Lennar’s 1st-quarter loss narrows on fewer sales incentives and reduced costs

By AP
Wednesday, March 24, 2010

Lennar posts smaller fiscal 1st-quarter loss

Lennar Corp., one of the nation’s largest homebuilders, said Wednesday its fiscal first-quarter loss narrowed as the company offered fewer sales incentives and trimmed costs.

Management said the housing market is stabilizing, as the builder saw improved traffic, an 18 percent surge in new home orders and fewer buyers canceling contracts. And the company said it’s on track to post a profit for fiscal 2010.

Chief Executive Stuart Miller said the looming expiration of two homebuyer tax credits and other efforts by the government to stimulate home sales shouldn’t spell disaster, even though the economic recovery remains fragile.

“These government programs worked very well as a kick-start to a free-falling housing market, but it now seems that the free market is positioned to take over in orderly fashion,” Miller said.

Most experts anticipate home sales will weaken after April 30, when the tax credits — $8,000 for new buyers and $6,500 for those who have previously owned a home — sunset.

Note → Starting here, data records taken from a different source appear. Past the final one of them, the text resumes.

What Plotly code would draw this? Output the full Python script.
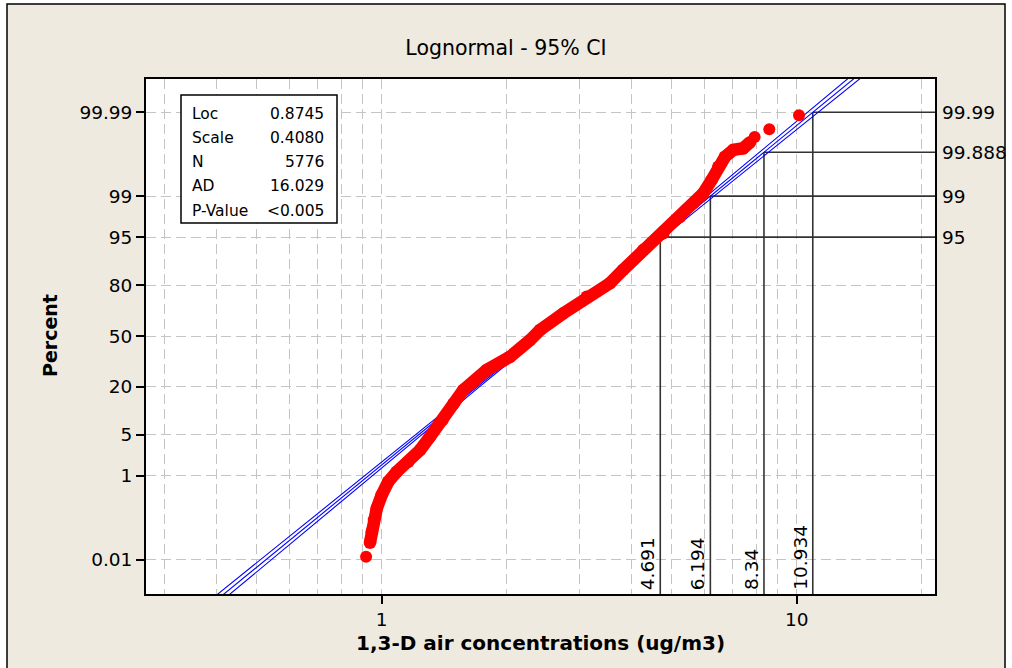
import math
from statistics import NormalDist
import plotly.graph_objects as go

# ---------------- data ----------------
stat_labels = ["Loc", "Scale", "N", "AD", "P-Value"]
stat_values = ["0.8745", "0.4080", "5776", "16.029", "<0.005"]

# observed data (dense band of overlapping points): percent, concentration
band_pct = [0.0294, 0.057, 0.111, 0.209, 0.411, 0.772, 1.20, 1.83, 2.90, 4.71,
            8.1, 13.0, 18.5, 28.6, 36.5, 47.3, 54.0, 64.7, 74.3, 81.0,
            86.4, 92.4, 95.6, 97.6, 98.63, 99.12, 99.53, 99.756, 99.856, 99.901,
            99.910, 99.936]
band_x = [0.937, 0.946, 0.958, 0.973, 1.000, 1.037, 1.087, 1.159, 1.237, 1.307,
          1.400, 1.490, 1.573, 1.791, 2.038, 2.277, 2.407, 2.739, 3.119, 3.549,
          3.815, 4.270, 4.771, 5.234, 5.633, 5.955, 6.240, 6.473, 6.718, 7.036,
          7.434, 7.718]
# isolated extreme observations
iso_pct = [0.0121, 99.953, 99.9706, 99.9879]
iso_x = [0.917, 7.92, 8.59, 10.13]

# fitted lognormal line and 95% confidence bounds
fit_pct = [0.0005, 0.01, 0.1, 1, 5, 20, 50, 80, 95, 99, 99.9, 99.99, 99.9995]
fit_x = [0.3955, 0.5258, 0.6797, 0.9282, 1.2255, 1.7008, 2.3977, 3.380, 4.691,
         6.194, 8.459, 10.934, 14.536]
ci_lo = [0.3821, 0.5105, 0.6627, 0.9096, 1.2059, 1.6801, 2.3726, 3.3389, 4.6159,
         6.0698, 8.2478, 10.615, 14.043]
ci_hi = [0.4094, 0.5416, 0.6971, 0.9472, 1.2454, 1.7218, 2.4231, 3.4216, 4.7673,
         6.3207, 8.6758, 11.263, 15.046]

# reference percentiles
ref_pct = [95, 99, 99.888, 99.99]
ref_x = [4.691, 6.194, 8.34, 10.934]
ref_pct_text = ["95", "99", "99.888", "99.99"]
ref_x_text = ["4.691", "6.194", "8.34", "10.934"]

y_tick_pct = [0.01, 1, 5, 20, 50, 80, 95, 99, 99.99]
y_tick_text = ["0.01", "1", "5", "20", "50", "80", "95", "99", "99.99"]
x_tick_vals = [1, 10]
x_minor_vals = [0.3, 0.4, 0.5, 0.6, 0.7, 0.8, 0.9, 2, 3, 4, 5, 6, 7, 8, 9, 20]

# ---------------- helpers ----------------
nd = NormalDist()


def probit(p):
    return nd.inv_cdf(p / 100.0)


FONT = "DejaVu Sans"
BEIGE = "#EEEAE0"
GRID = "#C4C4C4"
XR = [-0.568, 1.3333]
YR = [-4.289, 4.273]

fig = go.Figure()

# reference (percentile) lines
rx, ry = [], []
for p, xv in zip(ref_pct, ref_x):
    z = probit(p)
    rx += [xv, 10 ** XR[1], None, xv, xv, None]
    ry += [z, z, None, z, YR[0], None]
fig.add_trace(go.Scatter(x=rx, y=ry, mode="lines",
                         line=dict(color="#333333", width=1.6),
                         hoverinfo="skip", showlegend=False))

# fit + CI
for arr in (ci_lo, fit_x, ci_hi):
    fig.add_trace(go.Scatter(x=arr, y=[probit(p) for p in fit_pct], mode="lines",
                             line=dict(color="#0000FF", width=1.1),
                             showlegend=False))

# observed band (drawn over the fit lines)
fig.add_trace(go.Scatter(x=band_x, y=[probit(p) for p in band_pct],
                         mode="lines+markers",
                         line=dict(color="#FF0000", width=12.5),
                         marker=dict(color="#FF0000", size=12.5),
                         showlegend=False))
fig.add_trace(go.Scatter(x=iso_x, y=[probit(p) for p in iso_pct],
                         mode="markers",
                         marker=dict(color="#FF0000", size=12),
                         showlegend=False))

L, R, T, B = 146, 77, 79, 74
W, H = 1012, 668
pw, ph = W - L - R, H - T - B


def px_x(x):
    return (x - L) / pw


def px_y(y):
    return (H - B - y) / ph


shapes = [
    dict(type="rect", xref="paper", yref="paper",
         x0=px_x(7), x1=px_x(1005), y0=px_y(700), y1=px_y(4),
         fillcolor=BEIGE, line=dict(color="black", width=1.5), layer="below"),
    dict(type="rect", xref="paper", yref="paper", x0=0, x1=1, y0=0, y1=1,
         fillcolor="white", line=dict(width=0), layer="below"),
    dict(type="rect", xref="paper", yref="paper",
         x0=px_x(181), x1=px_x(337), y0=px_y(223), y1=px_y(95),
         fillcolor="white", line=dict(color="black", width=1.5), layer="above"),
]

ann = []
row_y = [113.5, 137.8, 162.1, 186.4, 210.7]
for lab, val, yy in zip(stat_labels, stat_values, row_y):
    ann.append(dict(xref="paper", yref="paper", x=px_x(190), y=px_y(yy),
                    text=lab, showarrow=False, xanchor="left", yanchor="middle",
                    font=dict(family=FONT, size=15.5, color="black")))
    ann.append(dict(xref="paper", yref="paper", x=px_x(326), y=px_y(yy),
                    text=val, showarrow=False, xanchor="right", yanchor="middle",
                    font=dict(family=FONT, size=15.5, color="black")))

for p, t in zip(ref_pct, ref_pct_text):
    ann.append(dict(xref="paper", yref="y", x=1, y=probit(p), text=t,
                    showarrow=False, xanchor="left", yanchor="middle", xshift=5,
                    font=dict(family=FONT, size=18.5, color="black")))
for xv, t in zip(ref_x, ref_x_text):
    ann.append(dict(xref="x", yref="y", x=math.log10(xv), y=YR[0], text=t,
                    showarrow=False, xanchor="right", yanchor="bottom",
                    textangle=-90, xshift=0, yshift=2,
                    font=dict(family=FONT, size=18.5, color="black")))

ann.append(dict(xref="paper", yref="paper", x=0.5, y=px_y(643),
                text="<b>1,3-D air concentrations (ug/m3)</b>", showarrow=False,
                xanchor="center", yanchor="middle",
                font=dict(family=FONT, size=20, color="black")))
ann.append(dict(xref="paper", yref="paper", x=px_x(50), y=px_y(336),
                text="<b>Percent</b>", showarrow=False, textangle=-90,
                xanchor="center", yanchor="middle",
                font=dict(family=FONT, size=19, color="black")))

fig.update_layout(
    width=W, height=H,
    margin=dict(l=L, r=R, t=T, b=B),
    paper_bgcolor="white", plot_bgcolor="white",
    title=dict(text="Lognormal - 95% CI", x=0.5, xref="container", xanchor="center",
               y=1 - 48 / H, yref="container", yanchor="middle",
               font=dict(family=FONT, size=20.5, color="black")),
    shapes=shapes, annotations=ann, showlegend=False,
    xaxis=dict(type="log", range=XR, tickmode="array", tickvals=x_tick_vals,
               ticktext=["1", "10"], ticks="outside", ticklen=8, tickwidth=1.5,
               tickcolor="black", showline=True, linecolor="black", linewidth=1.8,
               mirror=True, showgrid=True, gridcolor=GRID, gridwidth=1.4,
               griddash="10px,5px", zeroline=False,
               tickfont=dict(family=FONT, size=18.5, color="black"),
               minor=dict(tickmode="array", tickvals=x_minor_vals, showgrid=True,
                          gridcolor=GRID, gridwidth=1.4, griddash="10px,5px",
                          ticks="")),
    yaxis=dict(range=YR, tickmode="array",
               tickvals=[probit(p) for p in y_tick_pct], ticktext=y_tick_text,
               ticks="outside", ticklen=8, tickwidth=1.5, tickcolor="black",
               showline=True, linecolor="black", linewidth=1.8, mirror=True,
               showgrid=True, gridcolor=GRID, gridwidth=1.4, griddash="10px,5px",
               zeroline=False, tickfont=dict(family=FONT, size=18.5, color="black")),
)

fig.write_html("out.html", config={"displayModeBar": False},
               post_script="document.body.style.margin='0px';")
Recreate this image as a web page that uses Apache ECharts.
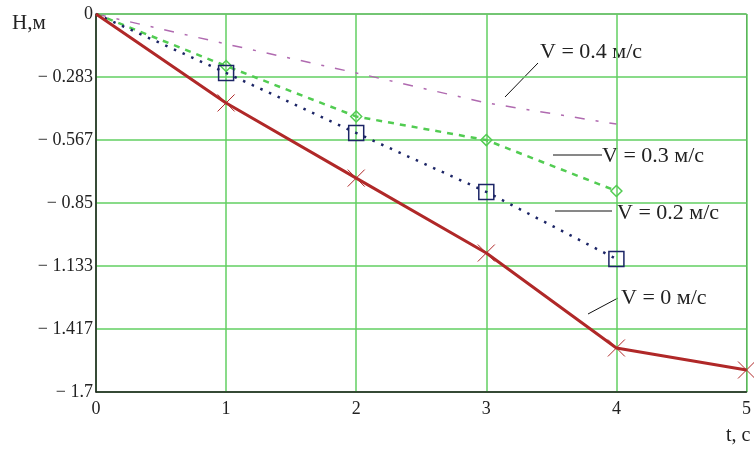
<!DOCTYPE html>
<html>
<head>
<meta charset="utf-8">
<script src="https://cdn.jsdelivr.net/npm/echarts@6/dist/echarts.min.js"></script>
<style>
  html, body { margin: 0; padding: 0; background: #fff; }
  #chart { width: 754px; height: 450px; }
</style>
</head>
<body>
<div id="chart"></div>
<script>
// Time, s
const times = [0, 1, 2, 3, 4, 5];

// Depth H (m) versus time for each flow velocity V
const depthV0  = [0, -0.400, -0.738, -1.075, -1.502, -1.601];
const depthV02 = [0, -0.265, -0.535, -0.800, -1.102];
const depthV03 = [0, -0.234, -0.461, -0.567, -0.796];
const depthV04 = [0, -0.135, -0.265, -0.400, -0.495];

// Axis tick labels
const yTickLabels = ['0', '− 0.283', '− 0.567', '− 0.85', '− 1.133', '− 1.417', '− 1.7'];
const xTickLabels = ['0', '1', '2', '3', '4', '5'];

const Y_MIN = -1.7;
const Y_STEP = 1.7 / 6;

const serif = "'Liberation Serif', 'Times New Roman', serif";
const textColor = '#222';

// [t, H] pairs; the shared starting point carries no marker
function pairs(ys) {
  return ys.map((y, i) => i === 0 ? { value: [times[i], y], symbol: 'none' } : [times[i], y]);
}

const chart = echarts.init(document.getElementById('chart'));

const option = {
  animation: false,
  backgroundColor: '#fff',
  grid: {
    left: 96, right: 6, top: 14, bottom: 58,
    show: true, borderColor: '#555', borderWidth: 1, backgroundColor: 'transparent'
  },
  xAxis: {
    type: 'value', min: 0, max: 5, interval: 1,
    axisLine: { show: true, onZero: false, lineStyle: { color: '#222', width: 1.5 } },
    axisTick: { show: false },
    splitLine: { show: true, lineStyle: { color: '#62cf62', width: 1.5 } },
    axisLabel: {
      margin: 8, color: textColor, fontFamily: serif, fontSize: 18,
      formatter: v => xTickLabels[Math.round(v)]
    }
  },
  yAxis: {
    type: 'value', min: Y_MIN, max: 0, interval: Y_STEP,
    axisLine: { show: true, onZero: false, lineStyle: { color: '#222', width: 1.5 } },
    axisTick: { show: false },
    splitLine: { show: true, lineStyle: { color: '#62cf62', width: 1.5 } },
    axisLabel: {
      margin: 3, color: textColor, fontFamily: serif, fontSize: 18,
      formatter: v => yTickLabels[Math.round(-v / Y_STEP)]
    }
  },
  series: [
    {
      name: 'V = 0.4 м/с', type: 'line', data: pairs(depthV04),
      symbol: 'none', z: 2,
      lineStyle: { color: '#b06ab0', width: 1.5, type: [10, 11, 3, 11] }
    },
    {
      name: 'V = 0.3 м/с', type: 'line', data: pairs(depthV03),
      symbol: 'diamond', symbolSize: 11, showSymbol: true, z: 3,
      lineStyle: { color: '#52cc52', width: 2.5, type: [6, 6] },
      itemStyle: { color: 'transparent', borderColor: '#52cc52', borderWidth: 1.5 }
    },
    {
      name: 'V = 0.2 м/с', type: 'line', data: pairs(depthV02),
      symbol: 'rect', symbolSize: 15, showSymbol: true, z: 4,
      lineStyle: { color: '#1c2566', width: 2.5, type: [2.5, 7] },
      itemStyle: { color: 'transparent', borderColor: '#1c2566', borderWidth: 1.5 }
    },
    {
      name: 'V = 0 м/с', type: 'line', data: pairs(depthV0),
      symbol: 'path://M0,0L10,10M10,0L0,10', symbolSize: 17, showSymbol: true, z: 5,
      lineStyle: { color: '#b02828', width: 3 },
      itemStyle: { color: 'transparent', borderColor: '#b02828', borderWidth: 1 }
    }
  ],
  graphic: [
    // axis captions
    { type: 'text', left: 12, top: 13, style: { text: 'Н,м', font: '21px ' + serif, fill: textColor } },
    { type: 'text', left: 726, top: 426, style: { text: 't, с', font: '20px ' + serif, fill: textColor } },

    // curve annotations with leader lines
    { type: 'line', shape: { x1: 505, y1: 97, x2: 538, y2: 63 }, style: { stroke: '#111', lineWidth: 1 } },
    { type: 'text', left: 540, top: 41, style: { text: 'V = 0.4 м/с', font: '22px ' + serif, fill: textColor } },

    { type: 'line', shape: { x1: 553, y1: 155, x2: 602, y2: 155 }, style: { stroke: '#111', lineWidth: 1 } },
    { type: 'text', left: 602, top: 145, style: { text: 'V = 0.3 м/с', font: '22px ' + serif, fill: textColor } },

    { type: 'line', shape: { x1: 555, y1: 211, x2: 612, y2: 211 }, style: { stroke: '#111', lineWidth: 1 } },
    { type: 'text', left: 617, top: 202, style: { text: 'V = 0.2 м/с', font: '22px ' + serif, fill: textColor } },

    { type: 'line', shape: { x1: 588, y1: 314, x2: 618, y2: 298 }, style: { stroke: '#111', lineWidth: 1 } },
    { type: 'text', left: 621, top: 287, style: { text: 'V = 0 м/с', font: '22px ' + serif, fill: textColor } }
  ]
};

chart.setOption(option);
</script>
</body>
</html>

Sales also could take a hit if mortgage rates start to rise once the Federal Reserve stops buying mortgage-backed securities at the end of this month.

Lennar’s results for the December-February quarter bucked national new home sale trends in the same period.

The Commerce Department reported Wednesday that new home sales fell 2.2 percent in February, in part because harsh winter weather kept buyers buried. It was the fourth consecutive month of declines and the worst showing on records dating to 1963.

The disappointing housing data didn’t dampen Wall Street’s reaction to Lennar’s results. Shares added 92 cents, or about 5 percent, to $17.98 in afternoon trading.

The Miami-based company reported a loss of $6.5 million, or 4 cents per share, for the period ended Feb. 28. That’s smaller than its loss of $155.9 million, or 98 cents per share, a year ago.

Analysts surveyed by Thomson Reuters, whose estimates typically remove one-time items, predicted a much bigger loss of 30 cents per share.

Revenue slipped 3 percent to $574.4 million, but topped Wall Street’s forecast of $568.2 million.

Lennar was able to improve its quarterly gross margin by lowering construction costs and trimming sales incentives to 12.5 percent of home sales revenue, down from 17.1 percent in the year-earlier quarter.

Many homebuilders implemented a flurry of sales incentives during the recession in order to tempt potential buyers into making purchases. Consumers have been hesitant to buy homes due to concerns about high unemployment levels and unstable economic conditions, coupled with tightening credit.

Still, Lennar’s new home orders outpaced the prior-year period’s total by 18 percent to 2,577. And the number of buyers canceling contracts fell to 13 percent from 21 percent a year ago.

Completed home sales, excluding unconsolidated entities, fell 7 percent from a year ago to 1,988 homes. And the average sales price rose 6 percent to $258,000. That came about mostly due to an increase in completed sales in the West, particularly in California.

At the end of February, Lennar had a backlog of 2,204 homes under construction, representing roughly $582 million in projected revenue.

Looking ahead, the builder said it anticipates a spate of recent investments in distressed assets will begin contributing to revenue in its fiscal second quarter.

Last month, a Lennar subsidiary acquired a 40 percent stake in a $3.05 billion portfolio of distressed real estate loans held by the Federal Deposit Insurance Corp. Lennar will get a share of payments made on the loans.